Чоран и в самом деле вернулся в Румынию, хотя с 1937 г. непрерывно утверждал, что собирается обосноваться во Франции. Однако его возвращение произошло только в сентябре — октябре 1940 г., без сомнения, по той причине, что напряженные отношения между королем Каролем II и легионерами представлялись ему более серьезной угрозой, чем немецкая оккупация. Как отмечала Санда Столоян, писательница, переводчица и друг Чорана, «он всегда упрекал себя за то, что вернулся. Я не настаивала, но я понимала его»[597]. Для Ионеско, наоборот, самая страшная опасность таилась в поражении Франции. Поэтому он покинул французскую столицу до июня 1940 г. Он также горько сожалел об этом решении, но по совершенно иным причинам, чем Чоран. «Какую глупость мы совершили, уехав из Франции, — читаем мы в дневниковых записях, сделанных в Бухаресте в 1941—1942 годах. — Нам следовало бы там остаться, несмотря на оккупацию. Я кусаю себе локти. Разве здесь не оккупация? Может быть, вдвойне, а может быть, и стократно»[598]. Падение Парижа застало Ионеско в Бухаресте; свои впечатления об этом событии он изложил Тудору Вяну в письме от 2 февраля 1944 г. Рассказ относится к философу Константину Нойке, которого Ионеско называет «несчастьем». В 1944 г. Нойка только что вернулся в Румынию после нескольких недель, проведенных в Германии, куда он ездил сострадать сбежавшим туда легионерам. Это настоящий садист, бросает Ионеско, рассказывая о встрече с Нойкой 25 июня 1940 г.: «Зная, как я переживаю, он обнял меня, всячески демонстрируя свою радость»[599].

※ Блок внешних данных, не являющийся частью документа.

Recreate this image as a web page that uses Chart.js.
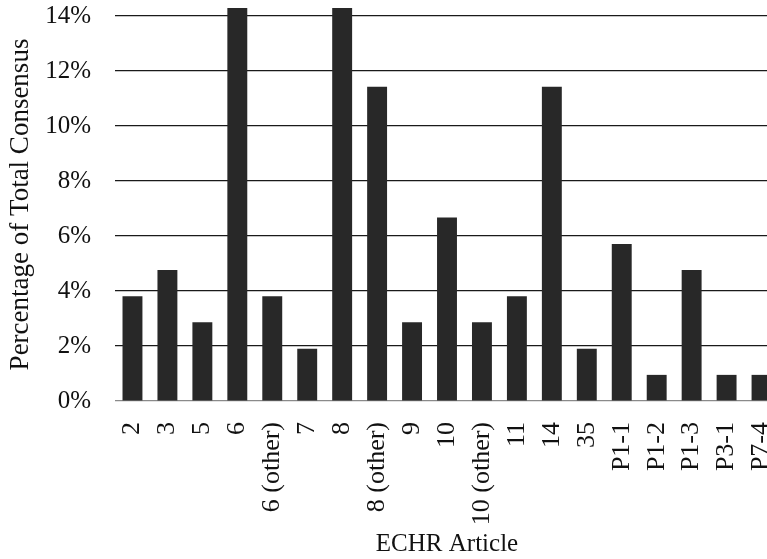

У Чорана, в отличие от Ионеско, не было идеологических причин бояться вступления немецких войск в Париж. Он стал непосредственным свидетелем этого события, о котором впоследствии неоднократно рассказывал и которое его скорее позабавило. Накануне того дня Чоран был приглашен на обед к друзьям, жившим в Нейи. Вечеринка закончилась далеко за полночь. На рассвете Чоран оказался один со своим велосипедом неподалеку от Триумфальной арки, на авеню Великой Армии. Вокруг не было ни души, ни прохожих, ни автомобилей. Париж опустел. И только немецкие дивизии шли по авеню маршем победителей[600]. Чоран продолжал путь по направлению к Латинскому кварталу, рассчитывая вернуться домой. Второй эпизод произошел уже в пределах этого квартала, на углу улицы Суффло, против Пантеона. Немцы дефилировали мимо. Пожилая дама, обращаясь к Чорану, сказала: «Как красиво, сударь! Подумать только, нас убеждали, что у них нет масла!». Санда Столоян, пересказывая эту сцену в своем дневнике, уточняет: «Вспоминая об этом, Чоран просто умирал со смеху. Надо же — она сказала; масла, а не оружия! — и он все вспоминал, как они со старухой стояли у края тротуара»[601]. Чоран веселился и излагая продолжение этой истории Габриэлю Личану. Немцы шли со стороны бульвара Сен-Мишель, а с другой стороны шли французские пленные. Он побежал к табачной лавке, купил 20 пачек сигарет и стал бросать их французским солдатам. Они кинулись, чтобы поймать сигареты, а немец выхватил оружие. «Он наставил его на меня, — вспоминал Чоран. — В этот момент меня спасло знание немецкого языка. Я крикнул офицеру «Я иностранец!»[602] (в тексте по-немецки. — Перев.)